Mensen mogen commercieel zijn. Weinig mis mee. En de commerce zal, zoals gezegd, beter draaien naarmate de stamkaarten voller zijn. Wie er niet aan mee doet is een dief van de eigen portemonnee concludeerde Jo v d Brande terecht. Hoe die stamkaarten vol te krijgen? Echt bewonderenswaardig hoe sommigen daar in slagen. Als er een duif in voorkomt die gepresteerd heeft worden de prestaties van die ene duif soms drie keer of meer vermeld. Jawel op dezelfde stamkaart.

Stel, ‘de Superman’ is die duif met prestaties. Uiteraard staan de gewonnen prijzen achter ‘de Superman’ zelf, maar soms ook achter de vader. Dan kan je lezen ‘de zoon won…..’.  Soms staan de gewonnen prijzen van ‘de Superman’ ook achter de ring van diens zoon. Dan kan je lezen ‘de vader won…’. En weer worden de prestaties van ‘Superman’ vermeld. Niet zelden worden diens prestaties ook vermeld bij de grootouders en kleinkinderen. ‘De kleinzoon won…’ Of ‘de grootvader won’.

 SCALA  

Stamkaarten ‘vol’ krijgen? Dienaangaande heb je een scala aan mogelijkheden. Bij gebrek aan beter kan je de prestaties van broer of zus, halbroer en halfzus, oom en tante vermelden.
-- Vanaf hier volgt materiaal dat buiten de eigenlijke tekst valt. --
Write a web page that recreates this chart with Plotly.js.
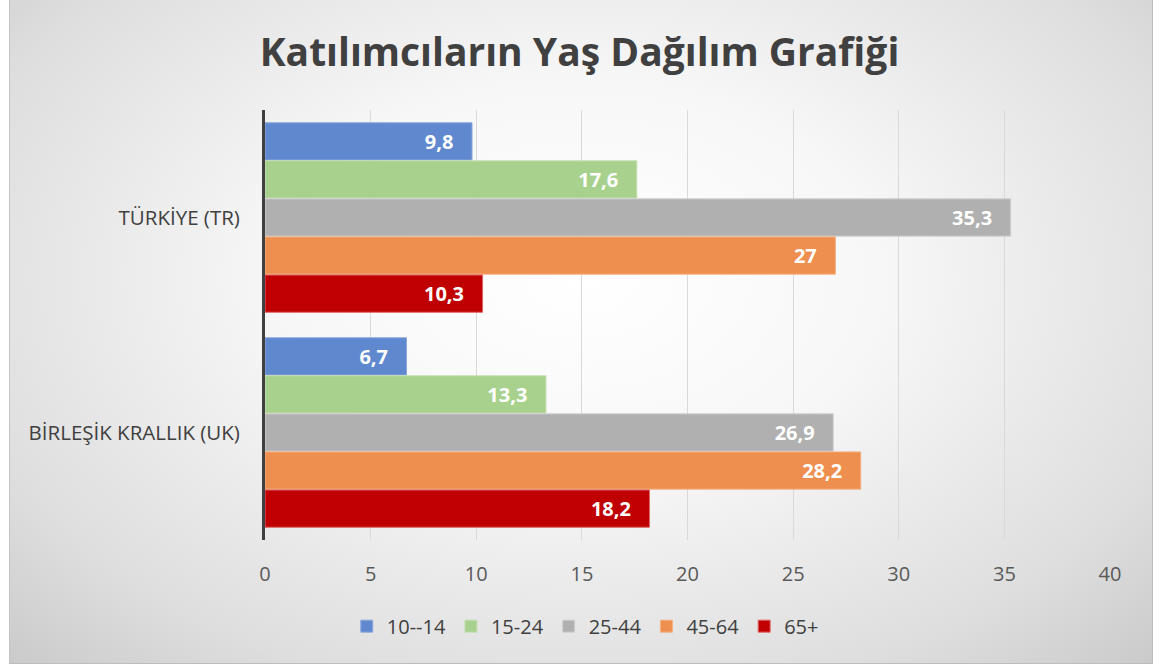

En zo kan het gebeuren dat de stamkaart van een pieper die nog nooit in de mand zat overstelpt is met uitslagen. Overigens begrijpt een Amerikaanse ‘vriend’ niet waarom wij het hier altijd maar hebben over DIRECTE zoon of dochter van of VOLLE broer of zus van. Waarom die woorden ‘direct’ en ‘voller?’  Een duif is een zoon van of geen zoon van… Hoe simpel kan het zijn. Waarom dat ‘direct’ er nog bij?

Het is een broer of zus van… of geen broer of zus van…. Waartoe dient dat ‘volle?’  Natuurlijk om dingen te benadrukken. Elkeen die wat dan ook verkoopt prijst de eigen waar aan. Dat veel stamkaarten in geen verhouding staan met de sportieve waarde van de duif is een ander verhaal.  ‘Sportieve’ omdat die mogelijk wel commerciële waarde heeft.

Maar wat vroeger was is nog zo: Een duif is nog geen goede omdat de vader, broer, zus, moeder, oom, tante, grootvader of grootmoeder een goede was of is. Of zijn het alleen maar de kampioenen onder ons die dat beseffen?